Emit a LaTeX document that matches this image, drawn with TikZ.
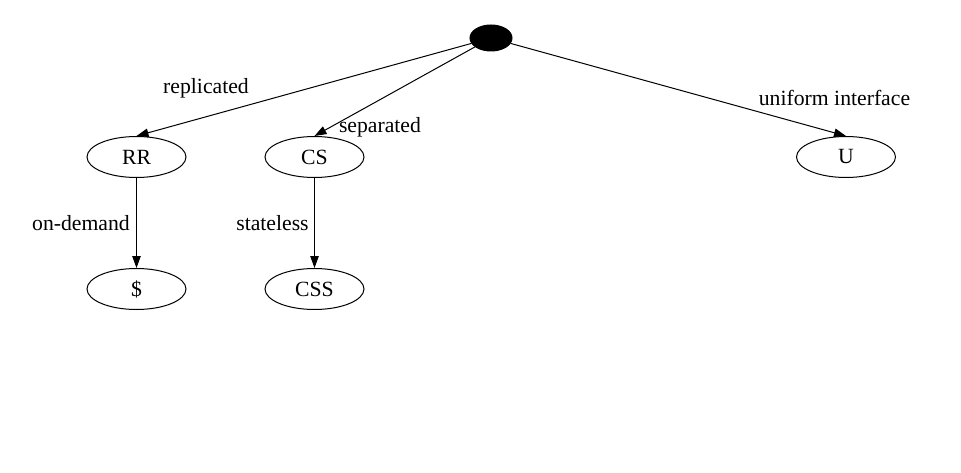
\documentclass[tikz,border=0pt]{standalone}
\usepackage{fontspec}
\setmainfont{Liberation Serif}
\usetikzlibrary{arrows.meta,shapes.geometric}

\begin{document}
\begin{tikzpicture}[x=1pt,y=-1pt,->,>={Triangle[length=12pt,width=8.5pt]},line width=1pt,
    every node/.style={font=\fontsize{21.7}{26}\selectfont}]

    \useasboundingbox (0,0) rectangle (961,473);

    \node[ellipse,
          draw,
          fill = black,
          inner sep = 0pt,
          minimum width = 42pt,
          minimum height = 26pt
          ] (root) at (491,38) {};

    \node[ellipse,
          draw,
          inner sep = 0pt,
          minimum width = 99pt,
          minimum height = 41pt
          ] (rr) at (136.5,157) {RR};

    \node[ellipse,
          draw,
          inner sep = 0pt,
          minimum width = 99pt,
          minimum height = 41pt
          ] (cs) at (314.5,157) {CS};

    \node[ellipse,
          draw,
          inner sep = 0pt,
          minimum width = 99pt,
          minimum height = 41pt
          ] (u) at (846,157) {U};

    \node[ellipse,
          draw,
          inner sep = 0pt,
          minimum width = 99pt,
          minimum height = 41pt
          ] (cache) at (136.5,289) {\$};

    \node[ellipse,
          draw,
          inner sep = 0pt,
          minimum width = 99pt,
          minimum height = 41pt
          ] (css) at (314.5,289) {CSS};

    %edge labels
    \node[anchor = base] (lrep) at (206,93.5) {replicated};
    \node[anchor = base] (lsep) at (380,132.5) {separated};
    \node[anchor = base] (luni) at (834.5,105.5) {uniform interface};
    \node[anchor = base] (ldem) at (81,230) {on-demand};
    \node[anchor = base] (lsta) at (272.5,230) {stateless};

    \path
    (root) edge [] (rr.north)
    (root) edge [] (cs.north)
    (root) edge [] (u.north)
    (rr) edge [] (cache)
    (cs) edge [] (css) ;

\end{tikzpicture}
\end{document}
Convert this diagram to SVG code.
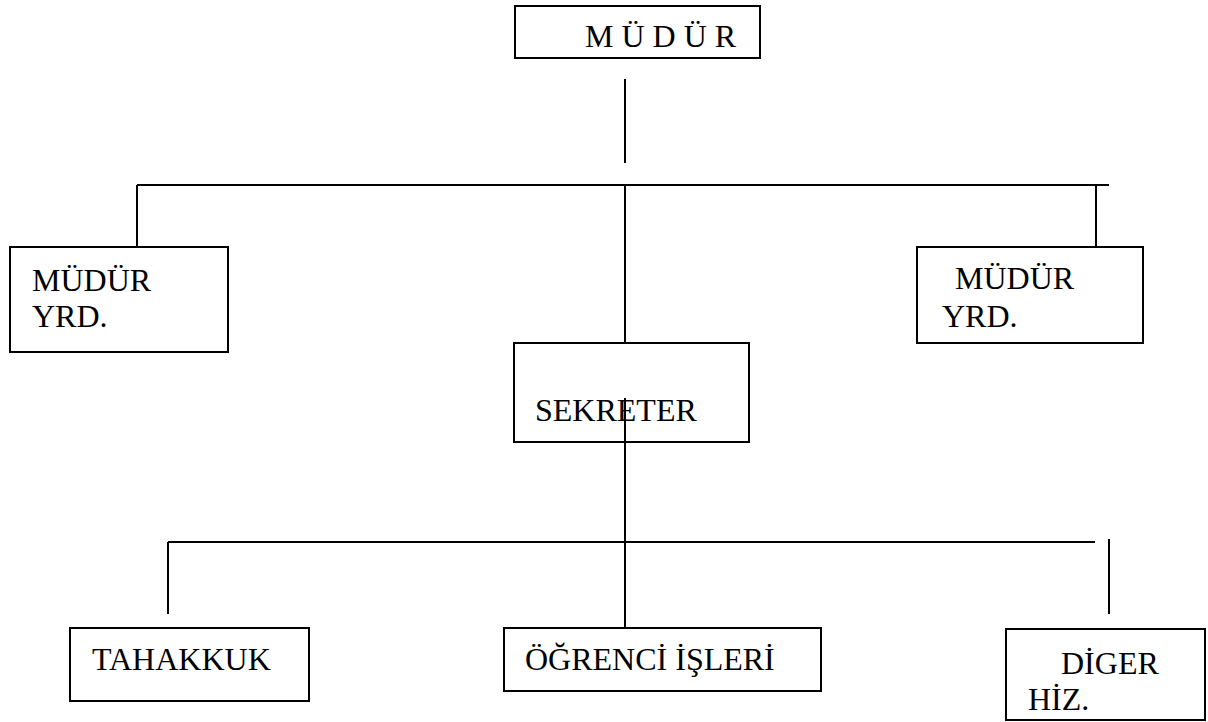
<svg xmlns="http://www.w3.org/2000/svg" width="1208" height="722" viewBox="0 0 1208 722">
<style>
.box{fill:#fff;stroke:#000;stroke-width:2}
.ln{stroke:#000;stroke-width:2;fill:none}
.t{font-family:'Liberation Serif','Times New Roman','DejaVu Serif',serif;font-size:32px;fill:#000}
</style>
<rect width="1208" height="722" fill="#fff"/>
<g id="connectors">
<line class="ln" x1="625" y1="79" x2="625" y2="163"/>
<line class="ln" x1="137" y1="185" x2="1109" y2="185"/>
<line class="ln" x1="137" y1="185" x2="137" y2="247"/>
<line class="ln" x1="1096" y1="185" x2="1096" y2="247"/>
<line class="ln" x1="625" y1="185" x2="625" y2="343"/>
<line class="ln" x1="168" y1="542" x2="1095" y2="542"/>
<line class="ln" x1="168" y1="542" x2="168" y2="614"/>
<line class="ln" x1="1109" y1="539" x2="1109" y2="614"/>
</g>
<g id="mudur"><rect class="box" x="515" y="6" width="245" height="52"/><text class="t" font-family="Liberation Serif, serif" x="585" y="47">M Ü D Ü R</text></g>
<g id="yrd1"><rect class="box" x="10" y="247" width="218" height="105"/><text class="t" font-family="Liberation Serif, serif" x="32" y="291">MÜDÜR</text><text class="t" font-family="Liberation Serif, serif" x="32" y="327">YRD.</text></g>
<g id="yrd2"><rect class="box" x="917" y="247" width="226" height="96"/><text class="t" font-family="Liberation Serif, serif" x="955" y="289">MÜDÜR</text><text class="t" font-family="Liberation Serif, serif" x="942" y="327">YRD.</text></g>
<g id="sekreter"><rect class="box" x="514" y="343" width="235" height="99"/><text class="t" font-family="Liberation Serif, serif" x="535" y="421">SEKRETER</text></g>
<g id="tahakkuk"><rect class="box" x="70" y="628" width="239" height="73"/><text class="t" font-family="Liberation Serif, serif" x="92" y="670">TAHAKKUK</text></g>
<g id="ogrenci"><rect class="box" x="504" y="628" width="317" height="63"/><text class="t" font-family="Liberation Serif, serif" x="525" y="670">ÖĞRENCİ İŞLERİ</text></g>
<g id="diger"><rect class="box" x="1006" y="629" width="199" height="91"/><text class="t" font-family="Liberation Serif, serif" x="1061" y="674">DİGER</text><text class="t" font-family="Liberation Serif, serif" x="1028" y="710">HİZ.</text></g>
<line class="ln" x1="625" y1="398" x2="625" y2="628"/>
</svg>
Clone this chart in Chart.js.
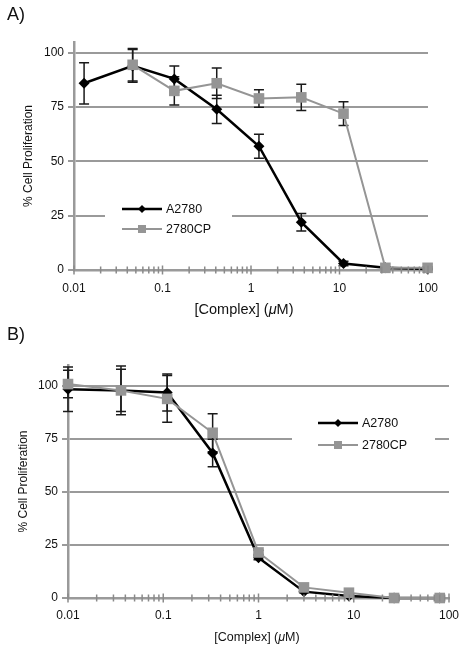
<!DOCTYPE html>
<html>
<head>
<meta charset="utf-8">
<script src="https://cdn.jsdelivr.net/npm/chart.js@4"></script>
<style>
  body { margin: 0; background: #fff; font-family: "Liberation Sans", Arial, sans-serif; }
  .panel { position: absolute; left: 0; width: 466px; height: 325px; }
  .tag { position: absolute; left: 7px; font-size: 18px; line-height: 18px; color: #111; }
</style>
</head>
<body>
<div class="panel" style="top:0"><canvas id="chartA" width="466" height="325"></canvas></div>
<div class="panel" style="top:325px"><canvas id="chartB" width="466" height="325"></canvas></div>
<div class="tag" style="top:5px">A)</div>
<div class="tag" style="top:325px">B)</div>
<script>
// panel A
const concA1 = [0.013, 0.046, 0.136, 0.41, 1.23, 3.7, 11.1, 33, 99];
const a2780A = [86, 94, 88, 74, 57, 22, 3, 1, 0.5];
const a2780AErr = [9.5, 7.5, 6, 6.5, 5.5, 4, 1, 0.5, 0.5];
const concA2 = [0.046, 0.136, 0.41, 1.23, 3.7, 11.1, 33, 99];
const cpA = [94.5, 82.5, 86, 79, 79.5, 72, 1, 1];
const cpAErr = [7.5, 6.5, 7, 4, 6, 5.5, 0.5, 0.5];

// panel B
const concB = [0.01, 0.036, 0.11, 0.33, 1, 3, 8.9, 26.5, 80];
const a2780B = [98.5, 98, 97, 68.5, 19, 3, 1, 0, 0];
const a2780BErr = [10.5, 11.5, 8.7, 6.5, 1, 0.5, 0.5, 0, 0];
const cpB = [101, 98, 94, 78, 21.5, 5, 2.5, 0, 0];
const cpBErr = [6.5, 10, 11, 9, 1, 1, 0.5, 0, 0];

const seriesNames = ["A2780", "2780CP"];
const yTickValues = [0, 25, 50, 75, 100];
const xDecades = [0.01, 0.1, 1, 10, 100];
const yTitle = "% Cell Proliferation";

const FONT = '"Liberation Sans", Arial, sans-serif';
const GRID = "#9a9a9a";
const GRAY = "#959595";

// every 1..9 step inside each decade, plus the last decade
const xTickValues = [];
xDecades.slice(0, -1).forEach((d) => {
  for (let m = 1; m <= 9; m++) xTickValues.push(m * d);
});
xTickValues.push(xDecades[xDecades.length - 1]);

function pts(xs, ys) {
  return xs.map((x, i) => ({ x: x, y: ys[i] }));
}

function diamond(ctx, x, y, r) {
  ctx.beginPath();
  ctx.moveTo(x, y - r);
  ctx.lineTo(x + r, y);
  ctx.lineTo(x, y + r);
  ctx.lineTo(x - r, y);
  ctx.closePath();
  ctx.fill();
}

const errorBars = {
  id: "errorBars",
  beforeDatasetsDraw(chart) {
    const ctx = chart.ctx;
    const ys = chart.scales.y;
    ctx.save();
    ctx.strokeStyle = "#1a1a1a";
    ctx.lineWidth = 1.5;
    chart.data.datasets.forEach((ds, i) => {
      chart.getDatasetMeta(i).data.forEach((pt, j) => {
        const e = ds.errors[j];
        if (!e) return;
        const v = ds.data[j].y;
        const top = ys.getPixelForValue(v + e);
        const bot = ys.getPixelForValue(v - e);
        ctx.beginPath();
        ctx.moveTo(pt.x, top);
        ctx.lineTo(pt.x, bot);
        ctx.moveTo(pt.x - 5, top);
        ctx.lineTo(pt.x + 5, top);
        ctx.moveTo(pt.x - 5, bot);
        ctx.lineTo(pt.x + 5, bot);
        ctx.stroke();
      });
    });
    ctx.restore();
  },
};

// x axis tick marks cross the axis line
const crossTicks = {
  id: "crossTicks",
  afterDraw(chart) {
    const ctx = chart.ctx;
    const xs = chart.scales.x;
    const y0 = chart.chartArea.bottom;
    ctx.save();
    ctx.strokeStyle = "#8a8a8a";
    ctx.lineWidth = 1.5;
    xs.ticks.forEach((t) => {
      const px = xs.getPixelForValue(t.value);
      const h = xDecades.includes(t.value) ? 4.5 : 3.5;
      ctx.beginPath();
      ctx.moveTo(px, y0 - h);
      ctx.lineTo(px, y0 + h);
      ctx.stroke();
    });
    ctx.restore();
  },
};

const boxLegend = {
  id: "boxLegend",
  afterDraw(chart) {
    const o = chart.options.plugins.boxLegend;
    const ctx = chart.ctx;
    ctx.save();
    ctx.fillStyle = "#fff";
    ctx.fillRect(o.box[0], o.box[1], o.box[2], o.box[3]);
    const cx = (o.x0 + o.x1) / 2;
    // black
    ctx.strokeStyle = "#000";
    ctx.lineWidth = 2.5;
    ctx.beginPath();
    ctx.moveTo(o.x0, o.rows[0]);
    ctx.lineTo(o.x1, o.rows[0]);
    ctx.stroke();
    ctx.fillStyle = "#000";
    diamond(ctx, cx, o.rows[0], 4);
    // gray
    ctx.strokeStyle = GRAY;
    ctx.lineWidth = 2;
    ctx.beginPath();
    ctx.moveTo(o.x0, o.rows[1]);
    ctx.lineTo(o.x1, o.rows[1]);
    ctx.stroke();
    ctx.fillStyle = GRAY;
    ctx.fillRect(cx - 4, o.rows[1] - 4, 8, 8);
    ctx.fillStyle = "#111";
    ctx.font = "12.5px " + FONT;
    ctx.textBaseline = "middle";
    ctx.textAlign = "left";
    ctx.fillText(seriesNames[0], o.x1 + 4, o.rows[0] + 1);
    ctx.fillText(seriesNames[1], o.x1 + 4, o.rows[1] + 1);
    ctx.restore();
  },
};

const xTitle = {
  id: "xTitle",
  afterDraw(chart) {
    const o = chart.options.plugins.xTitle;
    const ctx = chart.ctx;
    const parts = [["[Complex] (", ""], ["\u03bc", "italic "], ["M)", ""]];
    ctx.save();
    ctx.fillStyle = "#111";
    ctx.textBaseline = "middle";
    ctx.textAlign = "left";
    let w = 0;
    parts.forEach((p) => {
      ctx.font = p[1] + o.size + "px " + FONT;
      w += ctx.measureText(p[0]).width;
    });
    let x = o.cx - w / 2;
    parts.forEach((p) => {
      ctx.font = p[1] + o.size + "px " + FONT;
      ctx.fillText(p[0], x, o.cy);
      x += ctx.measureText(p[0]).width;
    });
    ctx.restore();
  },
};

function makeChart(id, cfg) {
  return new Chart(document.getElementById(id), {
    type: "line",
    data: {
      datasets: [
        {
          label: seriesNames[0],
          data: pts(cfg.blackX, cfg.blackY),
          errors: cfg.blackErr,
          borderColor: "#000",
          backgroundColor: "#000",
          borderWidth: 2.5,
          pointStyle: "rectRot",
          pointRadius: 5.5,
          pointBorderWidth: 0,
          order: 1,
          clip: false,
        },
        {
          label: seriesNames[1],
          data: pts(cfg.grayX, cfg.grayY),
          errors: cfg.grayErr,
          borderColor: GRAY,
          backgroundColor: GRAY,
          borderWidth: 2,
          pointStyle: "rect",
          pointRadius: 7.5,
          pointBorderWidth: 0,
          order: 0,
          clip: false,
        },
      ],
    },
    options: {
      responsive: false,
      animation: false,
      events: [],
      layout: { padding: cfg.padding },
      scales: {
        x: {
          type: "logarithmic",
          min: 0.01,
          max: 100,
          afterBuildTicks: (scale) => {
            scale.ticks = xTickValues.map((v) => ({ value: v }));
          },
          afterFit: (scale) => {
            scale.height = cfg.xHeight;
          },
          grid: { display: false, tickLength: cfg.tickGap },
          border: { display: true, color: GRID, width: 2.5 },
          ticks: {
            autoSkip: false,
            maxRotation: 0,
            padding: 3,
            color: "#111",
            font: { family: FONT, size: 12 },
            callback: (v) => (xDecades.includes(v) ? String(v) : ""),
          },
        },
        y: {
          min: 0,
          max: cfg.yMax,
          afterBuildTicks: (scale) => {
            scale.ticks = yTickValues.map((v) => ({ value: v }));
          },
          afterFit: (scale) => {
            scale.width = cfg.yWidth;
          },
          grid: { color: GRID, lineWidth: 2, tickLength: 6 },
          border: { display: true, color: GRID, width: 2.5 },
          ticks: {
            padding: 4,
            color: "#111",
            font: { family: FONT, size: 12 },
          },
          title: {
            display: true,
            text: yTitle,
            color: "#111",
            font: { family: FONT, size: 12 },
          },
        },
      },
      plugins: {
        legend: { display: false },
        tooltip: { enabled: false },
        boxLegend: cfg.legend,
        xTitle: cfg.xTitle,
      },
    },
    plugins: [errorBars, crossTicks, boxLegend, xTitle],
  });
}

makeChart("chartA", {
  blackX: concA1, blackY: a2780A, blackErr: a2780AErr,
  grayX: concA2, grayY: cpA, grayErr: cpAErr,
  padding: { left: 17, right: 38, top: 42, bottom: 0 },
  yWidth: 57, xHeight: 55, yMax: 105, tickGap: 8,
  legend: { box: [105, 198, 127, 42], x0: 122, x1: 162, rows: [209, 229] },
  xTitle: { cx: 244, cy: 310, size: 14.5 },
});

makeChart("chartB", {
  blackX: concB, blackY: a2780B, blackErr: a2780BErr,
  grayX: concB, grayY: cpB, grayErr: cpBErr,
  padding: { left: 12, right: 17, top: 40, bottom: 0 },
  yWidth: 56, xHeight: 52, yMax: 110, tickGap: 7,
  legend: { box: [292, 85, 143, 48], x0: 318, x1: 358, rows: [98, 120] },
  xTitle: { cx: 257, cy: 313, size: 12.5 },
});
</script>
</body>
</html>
════
[Your instructions]:
Check each line above for the word "this", and copy the lines where it appears.

[Reply]:
Emit a LaTeX document that matches this image, drawn with TikZ.
Convert this diagram to SVG code.
Clone this chart in Chart.js.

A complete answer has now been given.